> WHAT YOU SHOULD DO
Transcribe every line from the top down to the line with "(pli) at ([xshift=70pt]dech.west);", both ends included, but not the pictures.

==================================================

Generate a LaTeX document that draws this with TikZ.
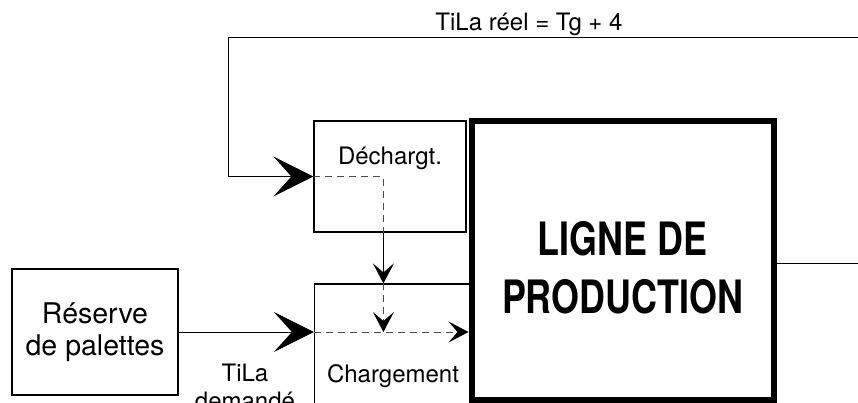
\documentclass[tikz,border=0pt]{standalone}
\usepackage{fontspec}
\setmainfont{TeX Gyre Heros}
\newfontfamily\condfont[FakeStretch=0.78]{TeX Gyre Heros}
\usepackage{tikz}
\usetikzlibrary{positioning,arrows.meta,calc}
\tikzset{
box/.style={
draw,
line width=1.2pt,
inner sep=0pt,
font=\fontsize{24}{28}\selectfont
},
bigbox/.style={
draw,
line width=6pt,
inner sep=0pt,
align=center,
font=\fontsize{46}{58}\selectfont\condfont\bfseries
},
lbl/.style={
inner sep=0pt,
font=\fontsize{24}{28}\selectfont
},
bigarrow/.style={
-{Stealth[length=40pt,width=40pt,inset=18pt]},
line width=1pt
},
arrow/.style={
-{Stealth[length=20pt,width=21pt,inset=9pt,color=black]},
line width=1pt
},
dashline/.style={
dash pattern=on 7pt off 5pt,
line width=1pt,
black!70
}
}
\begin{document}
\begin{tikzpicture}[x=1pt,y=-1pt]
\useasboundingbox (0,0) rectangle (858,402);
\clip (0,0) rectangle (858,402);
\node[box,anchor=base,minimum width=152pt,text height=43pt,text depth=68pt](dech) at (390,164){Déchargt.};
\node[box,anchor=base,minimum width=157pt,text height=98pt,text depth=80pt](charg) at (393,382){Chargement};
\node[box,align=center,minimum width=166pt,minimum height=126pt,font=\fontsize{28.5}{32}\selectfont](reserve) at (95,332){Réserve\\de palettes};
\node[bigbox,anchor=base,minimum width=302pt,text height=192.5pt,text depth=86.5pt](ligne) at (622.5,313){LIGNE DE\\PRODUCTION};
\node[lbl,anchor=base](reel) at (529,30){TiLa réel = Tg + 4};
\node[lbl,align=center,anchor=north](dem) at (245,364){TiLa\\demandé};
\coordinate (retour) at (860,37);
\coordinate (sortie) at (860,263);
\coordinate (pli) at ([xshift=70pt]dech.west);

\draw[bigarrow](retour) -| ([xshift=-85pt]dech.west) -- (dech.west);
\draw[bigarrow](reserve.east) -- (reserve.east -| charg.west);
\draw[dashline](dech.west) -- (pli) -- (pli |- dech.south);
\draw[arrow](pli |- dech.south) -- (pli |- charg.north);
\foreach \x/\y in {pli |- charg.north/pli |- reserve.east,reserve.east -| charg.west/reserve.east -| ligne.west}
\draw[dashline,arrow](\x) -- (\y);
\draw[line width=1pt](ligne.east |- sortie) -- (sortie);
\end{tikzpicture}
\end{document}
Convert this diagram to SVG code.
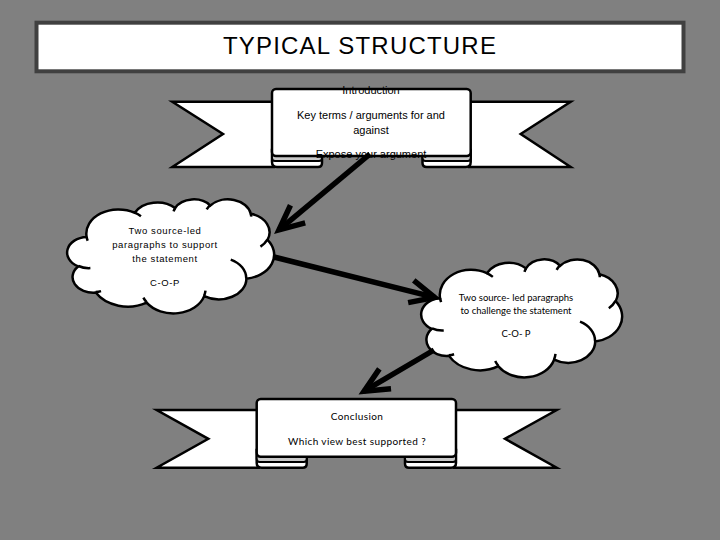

==================================================

> THE RESULT
Generate a LaTeX document that draws this with TikZ.
\documentclass[tikz,border=0pt]{standalone}
\usepackage{fontspec}
\setmainfont{TeX Gyre Heros}
\newfontfamily\condfont[FakeStretch=0.78]{TeX Gyre Heros}
\usepackage{tikz}
\usetikzlibrary{positioning,arrows.meta,calc}
\tikzset{
box/.style={
draw,
line width=1.2pt,
inner sep=0pt,
font=\fontsize{24}{28}\selectfont
},
bigbox/.style={
draw,
line width=6pt,
inner sep=0pt,
align=center,
font=\fontsize{46}{58}\selectfont\condfont\bfseries
},
lbl/.style={
inner sep=0pt,
font=\fontsize{24}{28}\selectfont
},
bigarrow/.style={
-{Stealth[length=40pt,width=40pt,inset=18pt]},
line width=1pt
},
arrow/.style={
-{Stealth[length=20pt,width=21pt,inset=9pt,color=black]},
line width=1pt
},
dashline/.style={
dash pattern=on 7pt off 5pt,
line width=1pt,
black!70
}
}
\begin{document}
\begin{tikzpicture}[x=1pt,y=-1pt]
\useasboundingbox (0,0) rectangle (858,402);
\clip (0,0) rectangle (858,402);
\node[box,anchor=base,minimum width=152pt,text height=43pt,text depth=68pt](dech) at (390,164){Déchargt.};
\node[box,anchor=base,minimum width=157pt,text height=98pt,text depth=80pt](charg) at (393,382){Chargement};
\node[box,align=center,minimum width=166pt,minimum height=126pt,font=\fontsize{28.5}{32}\selectfont](reserve) at (95,332){Réserve\\de palettes};
\node[bigbox,anchor=base,minimum width=302pt,text height=192.5pt,text depth=86.5pt](ligne) at (622.5,313){LIGNE DE\\PRODUCTION};
\node[lbl,anchor=base](reel) at (529,30){TiLa réel = Tg + 4};
\node[lbl,align=center,anchor=north](dem) at (245,364){TiLa\\demandé};
\coordinate (retour) at (860,37);
\coordinate (sortie) at (860,263);
\coordinate (pli) at ([xshift=70pt]dech.west);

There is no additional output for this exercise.